Thursday, November 12, 2015

Another One Bites the Dust....

Another Year....that is. It's gone. It packed up and is on its way out. The taxi is waiting. The plane ticket is in its greedy little hand. What a year.

It has been EPIC. Crazy. Insane, fucked up and immeasurable. I have no idea how I survived. Seriously. I spent almost a week in the hospital. I am lucky to be alive. Life is a crazy twisted mess of more fucking crazy.

I thought I was going to die.

The pressure in my veins. The fear in my heart. The pain. The dizziness. I thought I was going to die.

I didn't. FYI, no shit. I wouldn't be typing this otherwise. I'm alive. I never thought I'd have this little lesson so early in my life. I am thirty two years old. I am not old enough to die, though people have gone before me, younger, brighter, more full of the stuff that makes us burn out fast and in a blaze of glory.

I am alive.

I haven't written a word in months. I've been focusing on my health. Eating better, working out at least four days a week. Changing my life. De-stressing. Living in the moment. Thanking God and the powers that be that I'm still here in this moment. I've had some scary scrapes. Preeclampsia with my first son. Blood Pressure so high it's amazing I didn't have a stroke. I didn't think it would affect me long-term.

I didn't think.

I hate going to the doctor. Not only does it take time, and I hold time like a bandit with just hours to live...it takes money. Something of which I am even more obsessed and careful with. You have to be when you are living on scraps from writing and your wonderful husbands income. I have long thought of returning to the world of Health Insurance, but just the thought breaks me out in hives. I will make something of my writing or go back to school, I will not sludge through the horrible Insurance world ever again. Never.

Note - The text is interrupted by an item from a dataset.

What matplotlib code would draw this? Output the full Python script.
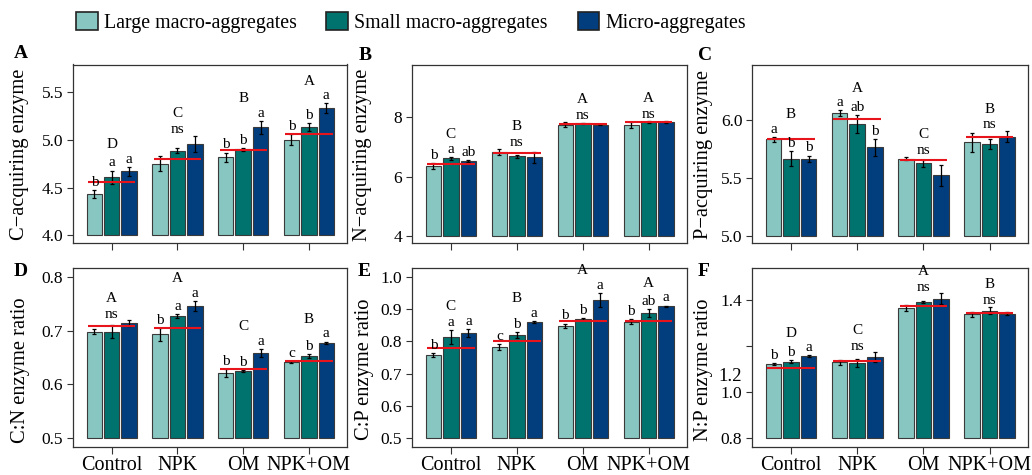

So I don't go to the Doctor on what you might call a regular basis. Every two years maybe. Less often probably. If I'm dying well then don't call the ambulance drive like the devil because if I live through this shit, I will not pay thousands for a car ride. I am stubborn to say the least. A towering wall of immovability if you ask my husband. I don't budge.

I had a toothache. A bad, horrible, killing my face toothache. It had moved up my face and into my ear. I went to the Dentist, kicking and screaming, paid my copay begrudgingly. Waited...waited...and waited in the waiting room where every second made me twitchier and more annoyed. Fifty bucks to sit FOREVER...I hated every moment. By the time they called me back I was practically vibrating with anger. I didn't want to be there. I wanted to go home to die in agony in a place I loved.

She took my blood pressure.

Silence.

You could have a heart attack!

What?

You could also have a stroke.

What the fuck?

I in an already frightened pain ridden state panicked. I might have jumped from the seat and needed to be peeled from the ceiling.

It didn't make sense. My blood pressure was insanely high. Stroke possible high. So high that when in labor and pre-eclampsic I had an EMERGENCY C-section.

Of course this high-blood pressure business meant my root-canal would be postponed, because the Dentist was uncomfortable working on someone with so high of blood pressure.

I left in a cloud of denial...and pain...and extreme fear buried somewhere deep.

I didn't tell my husband everything of course because it frightened me. The next day...I dragged myself to the Doctor, who suggested I go to the emergency room.

Now I will say that when going to the ER, it is convenient, (terrifying), to have extremely high blood pressure. All these fancy machines start flashing and making noise and you are whisked away to a private room and covered with goopy sticky monitors that make sure you aren't having a heart attack. They draw your blood and bam you've been in the waiting room long enough to sit in a chair. It's fantastic, (albeit terrifying), service.

Later they ask a thousand questions, and poke you everywhere. Have you take chest x-rays and start taking Nitro Glycerin. Until a doctor comes by to explain that you are not in fact having a heart attack or stroke but you have scary blood pressure and you should see your doctor tomorrow.

Upon seeing said doctor, blood pressure is still scary high, and you go into the ER again later that night to do it all over again except this time you had a bad reaction to the diuretics and anti anxiety meds which surprisingly make you more fucking anxious so you spend five fucking days getting poked, prodded, stress tested, Cat Scanned, Angiogramed, and every other horrible damn test you can think of and go home so damn happy to be alive that working, writing, is the last freaking thing on your mind.

So yeah....that happened. And I'm taking a sabbatical so to speak to concentrate on said health and blood pressure until I'm sure I'm going to be ok.

I feel better just typing that all out. I still can't believe it.